Footnote: this new-found love of criticism applies only to writing. If you criticise anything else I do, I’ll have you killed.

Lesson 2: Criticism isn’t about hurting your feelings, it’s about working toward the best possible end product.

12 Comments
  • John James

    July 13, 2013 at 3:32 pm Reply

    Yep, that’s what I’ve learned from the few pieces of writing I’ve passed on for review – you really do learn stuff – it’s not about how bad your writing is – it’s about how it can be even better…

    NIce post :)

    • Anna Spargo-Ryan

      July 15, 2013 at 5:09 pm Reply

      Thanks JJ! It took me a long time to realise that it was about learning, not bashing, but I’m very glad I did (eventually) :D

  • Sarah

    July 13, 2013 at 9:38 pm Reply

    The best thing I ever did for my writing was Enrol at uni. I have a supervisor who pulls my work to pieces but was very clear from the outset that to take it personally will only delay the process. I’ve cried heaps over all those lovely words I thought I’d produced. Now I just sit back and take on what I think is valid and ignore the parts where they think they know better…which probably means I’m not as accepting as criticism as I pass myself off to be x

    • John James

      July 14, 2013 at 8:19 am Reply

      Yeah, that’s an interesting point – I do think you need to trust yourself sometimes. Not all advice will be valid.

      Personally, when I get some feedback and I immediately think “yep, that makes sense”, then I’ll make the change.

      If I get some feedback that doesn’t make sense to me, I tend to go with that gut feeling and either ignore the feedback, or ask for clarification.

    • Anna Spargo-Ryan

      July 15, 2013 at 5:12 pm Reply

      Yes! I don’t think that makes you less accepting of criticism – you’ve got to have your wits about you, too, otherwise you’ll never finish anything. It’s not about pleasing everyone, after all.

  • Emily

    July 13, 2013 at 9:59 pm Reply

    Love it. The scariest thing I ever did was hand my writing over to a friend to read. There’s something so personal about it – it’s almost easier to send it to someone you don’t know. Similar to telling your deepest, darkest secrets to your hairdresser, perhaps.

    • Anna Spargo-Ryan

      July 15, 2013 at 5:13 pm Reply

      Agreed! And I know that my friends are lovely and will probably struggle to tell me that it sucks anyway, so with ALL love and respect to them, I’d rather send it to someone else.

  • Melissa Savage

    July 14, 2013 at 12:50 pm Reply

    This describes the exact reason why I started blogging. So I could get my stuff out there and learn to deal with people reading it.

    ANd last week in another area of life, my podcast, we had some listener feedback that has been really helpful and we have made a couple of changes to make our stuff more accessible.

    • John James

      July 14, 2013 at 1:28 pm Reply

      Well, I for one love your blogging style Mel!
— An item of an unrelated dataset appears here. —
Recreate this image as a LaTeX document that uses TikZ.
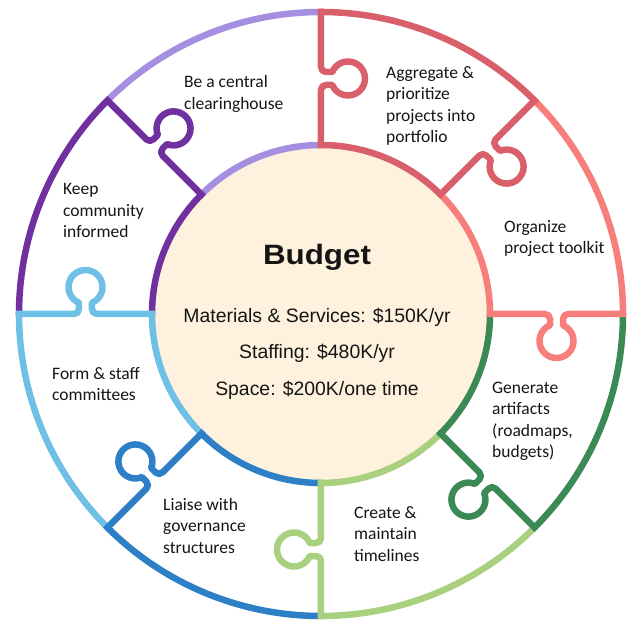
\documentclass[tikz,border=0pt]{standalone}
\usepackage{fontspec}
\setmainfont{Carlito}
\newfontfamily\arialfont{Liberation Sans}
\definecolor{cLav}{HTML}{A68FE0}
\definecolor{cPur}{HTML}{7030A0}
\definecolor{cRed}{HTML}{D95F6A}
\definecolor{cSal}{HTML}{F77F7B}
\definecolor{cDGr}{HTML}{3B8A55}
\definecolor{cLGr}{HTML}{A8D07E}
\definecolor{cBlu}{HTML}{2E80C6}
\definecolor{cLBl}{HTML}{6EC0E5}
\definecolor{cCream}{HTML}{FEF2DE}
\definecolor{txt}{HTML}{151515}
% seam between two puzzle pieces: #1 angle, #2 colour; knob turns clockwise
\newcommand{\puzzleseam}[2]{%
  \draw[seam,color=#2,rotate=#1] (169,0) -- (224,0)
    arc[start angle=90, end angle=0, radius=5] -- (229,-11.29)
    arc[start angle=112.5, end angle=427.5, radius=17] -- (242,-5)
    arc[start angle=180, end angle=90, radius=5] -- (302,0);}
\begin{document}
\begin{tikzpicture}[x=1pt,y=1pt,
  ring/.style={line width=6.5pt},
  seam/.style={line width=6.5pt, line cap=rect, line join=round},
  lbl/.style={anchor=base west, inner sep=0pt, text=txt,
              font=\fontsize{17.5}{21.5}\selectfont},
  mid/.style={anchor=base, inner sep=0pt, text=txt,
              font=\arialfont\fontsize{19.4}{23}\selectfont}]
\useasboundingbox (-321,-307) rectangle (311,314);
\node[circle, fill=cCream, minimum size=338pt, inner sep=0pt] (hub) at (0,0) {};
\foreach \a/\c in {90/cLav,45/cRed,0/cSal,-45/cDGr,-90/cLGr,-135/cBlu,180/cLBl,135/cPur}{
  \draw[ring,color=\c] (\a:302) arc[start angle=\a, end angle=\a+45, radius=302];
  \draw[ring,color=\c] (\a:169) arc[start angle=\a, end angle=\a+45, radius=169];
}
\puzzleseam{90}{cRed}
\puzzleseam{45}{cRed}
\puzzleseam{0}{cSal}
\puzzleseam{-45}{cDGr}
\puzzleseam{-90}{cLGr}
\puzzleseam{-135}{cBlu}
\puzzleseam{180}{cLBl}
\puzzleseam{135}{cPur}
% centre texts
\node[mid, font=\arialfont\bfseries\fontsize{28}{32}\selectfont] (title) at (-4,49) {\scalebox{1.12}[1]{Budget}};
\node[mid] (mat) at (-4,-9) {Materials \& Services: \$150K/yr};
\node[mid] (staff) at (-4,-45) {Staffing: \$480K/yr};
\node[mid] (space) at (-4,-81) {Space: \$200K/one time};
% piece labels
\node[lbl] (l1) at (-137,226) {\begin{tabular}[t]{@{}l@{}}Be a central\\clearinghouse\end{tabular}};
\node[lbl] (l2) at (65,235.5) {\begin{tabular}[t]{@{}l@{}}Aggregate \&\\prioritize\\projects into\\portfolio\end{tabular}};
\node[lbl] (l3) at (183,81.5) {\begin{tabular}[t]{@{}l@{}}Organize\\project toolkit\end{tabular}};
\node[lbl] (l4) at (171,-79) {\begin{tabular}[t]{@{}l@{}}Generate\\artifacts\\(roadmaps,\\budgets)\end{tabular}};
\node[lbl] (l5) at (33,-204) {\begin{tabular}[t]{@{}l@{}}Create \&\\maintain\\timelines\end{tabular}};
\node[lbl] (l6) at (-158,-196) {\begin{tabular}[t]{@{}l@{}}Liaise with\\governance\\structures\end{tabular}};
\node[lbl] (l7) at (-269,-65) {\begin{tabular}[t]{@{}l@{}}Form \& staff\\committees\end{tabular}};
\node[lbl] (l8) at (-258,119) {\begin{tabular}[t]{@{}l@{}}Keep\\community\\informed\end{tabular}};
\end{tikzpicture}
\end{document}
      It has a real authenticity and freshness about it (and everyone reading this post should also go check out Mel’s blog!)

      No pressure Mel! ;)

    • Anna Spargo-Ryan

      July 15, 2013 at 5:14 pm Reply

      I think that’s part of why I did it too, Melissa. It’s been a great platform for me in that regard.
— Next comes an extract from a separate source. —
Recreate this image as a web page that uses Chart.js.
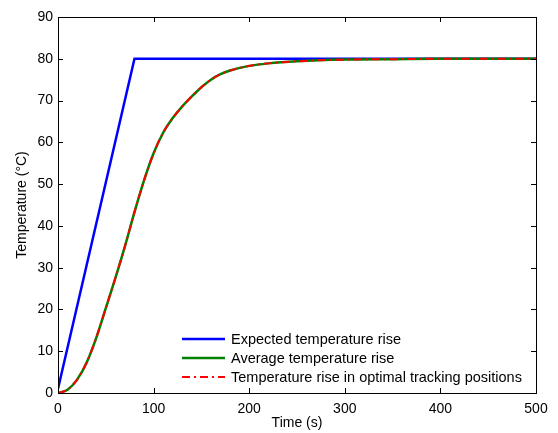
<!DOCTYPE html>
<html>
<head>
<meta charset="utf-8">
<script src="https://cdn.jsdelivr.net/npm/chart.js@4"></script>
<style>
  html, body { margin: 0; padding: 0; background: #fff; }
  #wrap { width: 558px; height: 433px; }
</style>
</head>
<body>
<div id="wrap"><canvas id="chart" width="558" height="433"></canvas></div>
<script>
const expectedTime = [0, 80, 500];
const expectedTemp = [1, 80, 80];

const avgTime = [0, 10, 20, 30, 40, 50, 60, 70, 80, 90, 100, 110, 120, 130, 140, 150, 160, 170, 180, 200, 220, 250, 300, 350, 400, 450, 500];
const avgTemp = [0, 0.8, 3.2, 7.3, 13.2, 20.3, 27.5, 35.1, 43.3, 50.9, 57.4, 62.3, 65.8, 68.6, 71.0, 73.2, 75.0, 76.3, 77.2, 78.3, 78.9, 79.4, 79.8, 79.9, 80, 80, 80];

const optTime = avgTime;
const optTemp = [0, 0.8, 3.2, 7.3, 13.2, 20.3, 27.5, 35.1, 43.3, 50.9, 57.4, 62.3, 65.8, 68.6, 71.0, 73.2, 75.0, 76.3, 77.2, 78.3, 78.9, 79.4, 79.8, 79.9, 80, 80, 80];

const xTicks = [0, 100, 200, 300, 400, 500];
const yTicks = [0, 10, 20, 30, 40, 50, 60, 70, 80, 90];

const labels = ['Expected temperature rise', 'Average temperature rise', 'Temperature rise in optimal tracking positions'];

function toPoints(xs, ys) {
    return xs.map((x, i) => ({x: x, y: ys[i]}));
}

const font = 'Liberation Sans, Arial, sans-serif';

// inward ticks and the box around the plot, MATLAB style
const framePlugin = {
    id: 'frame',
    afterDatasetsDraw(chart) {
        const ctx = chart.ctx;
        const a = chart.chartArea;
        const xs = chart.scales.x;
        const ys = chart.scales.y;
        ctx.save();
        ctx.strokeStyle = '#000';
        ctx.lineWidth = 1;
        ctx.beginPath();
        for (const v of xTicks) {
            const px = Math.round(xs.getPixelForValue(v)) + 0.5;
            ctx.moveTo(px, a.bottom);
            ctx.lineTo(px, a.bottom - 5);
            ctx.moveTo(px, a.top);
            ctx.lineTo(px, a.top + 5);
        }
        for (const v of yTicks) {
            const py = Math.round(ys.getPixelForValue(v)) + 0.5;
            ctx.moveTo(a.left, py);
            ctx.lineTo(a.left + 5, py);
            ctx.moveTo(a.right, py);
            ctx.lineTo(a.right - 5, py);
        }
        ctx.stroke();
        ctx.strokeRect(Math.round(a.left) + 0.5, Math.round(a.top) + 0.5, Math.round(a.right - a.left), Math.round(a.bottom - a.top));
        ctx.restore();
    }
};

// legend inside the plot, bottom right, no box
const legendPlugin = {
    id: 'innerLegend',
    afterDraw(chart) {
        const ctx = chart.ctx;
        const x0 = 182, x1 = 225, tx = 231;
        const rows = [339, 358, 377];
        ctx.save();
        ctx.font = '14.5px ' + font;
        ctx.textBaseline = 'middle';
        chart.data.datasets.forEach((ds, i) => {
            ctx.strokeStyle = ds.borderColor;
            ctx.lineWidth = ds.borderWidth;
            ctx.setLineDash(ds.borderDash || []);
            ctx.beginPath();
            ctx.moveTo(x0, rows[i]);
            ctx.lineTo(x1, rows[i]);
            ctx.stroke();
            ctx.setLineDash([]);
            ctx.fillStyle = '#000';
            ctx.fillText(ds.label, tx, rows[i] + 1);
        });
        ctx.restore();
    }
};

const data = {
    datasets: [{
        label: labels[0],
        data: toPoints(expectedTime, expectedTemp),
        borderColor: '#0000ff',
        borderWidth: 2.5,
        tension: 0,
        order: 3
    }, {
        label: labels[1],
        data: toPoints(avgTime, avgTemp),
        borderColor: '#008000',
        borderWidth: 2.5,
        cubicInterpolationMode: 'monotone',
        order: 2
    }, {
        label: labels[2],
        data: toPoints(optTime, optTemp),
        borderColor: '#ff0000',
        borderWidth: 2,
        borderDash: [8, 4, 2, 4],
        cubicInterpolationMode: 'monotone',
        order: 1
    }]
};

const config = {
    type: 'line',
    data: data,
    options: {
        responsive: false,
        animation: false,
        events: [],
        layout: { padding: { left: 0, right: 22, top: 17, bottom: 0 } },
        elements: { point: { radius: 0 } },
        plugins: { legend: { display: false }, tooltip: { enabled: false } },
        scales: {
            x: {
                type: 'linear',
                min: 0,
                max: 500,
                afterFit: s => { s.height = 40; },
                afterBuildTicks: s => { s.ticks = xTicks.map(v => ({value: v})); },
                grid: { display: false, drawTicks: false },
                border: { display: false },
                ticks: { color: '#000', font: { family: font, size: 14 }, padding: 8, maxRotation: 0 },
                title: { display: true, text: 'Time (s)', color: '#000', font: { family: font, size: 14 }, padding: { top: 0, bottom: 1 } }
            },
            y: {
                min: 0,
                max: 90,
                afterFit: s => { s.width = 58; },
                afterBuildTicks: s => { s.ticks = yTicks.map(v => ({value: v})); },
                grid: { display: false, drawTicks: false },
                border: { display: false },
                ticks: { color: '#000', font: { family: font, size: 14 }, padding: 5 },
                title: { display: true, text: 'Temperature (°C)', color: '#000', font: { family: font, size: 14 }, padding: { top: 14, bottom: 0 } }
            }
        }
    },
    plugins: [framePlugin, legendPlugin]
};

new Chart(document.getElementById('chart'), config);
</script>
</body>
</html>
      Always nice to have feedback that resonates and can be incorporated into a better end result!

  • Jodi Gibson

    July 14, 2013 at 12:53 pm Reply

    It’s funny, I can take criticism all all fronts except writing. I have a long way to go don’t I? I’m still at the stage where I am too scared and fragile to let someone read my work and have them stomp all over it. I know it won’t be like that, but I need to get past it in my head first.
    Deep breaths….

    • Anna Spargo-Ryan

      July 15, 2013 at 5:16 pm Reply

      All part of the hilarious process I think! I got to a point where I felt like I wouldn’t improve without some external input, so it was the only option I had other than staying still. But I didn’t always feel like I wanted to hear the hard truths about my writing (and in a lot of ways I’m glad I didn’t – I don’t think the feedback I would have got back then would have really inspired me to keep writing and improving by doing!).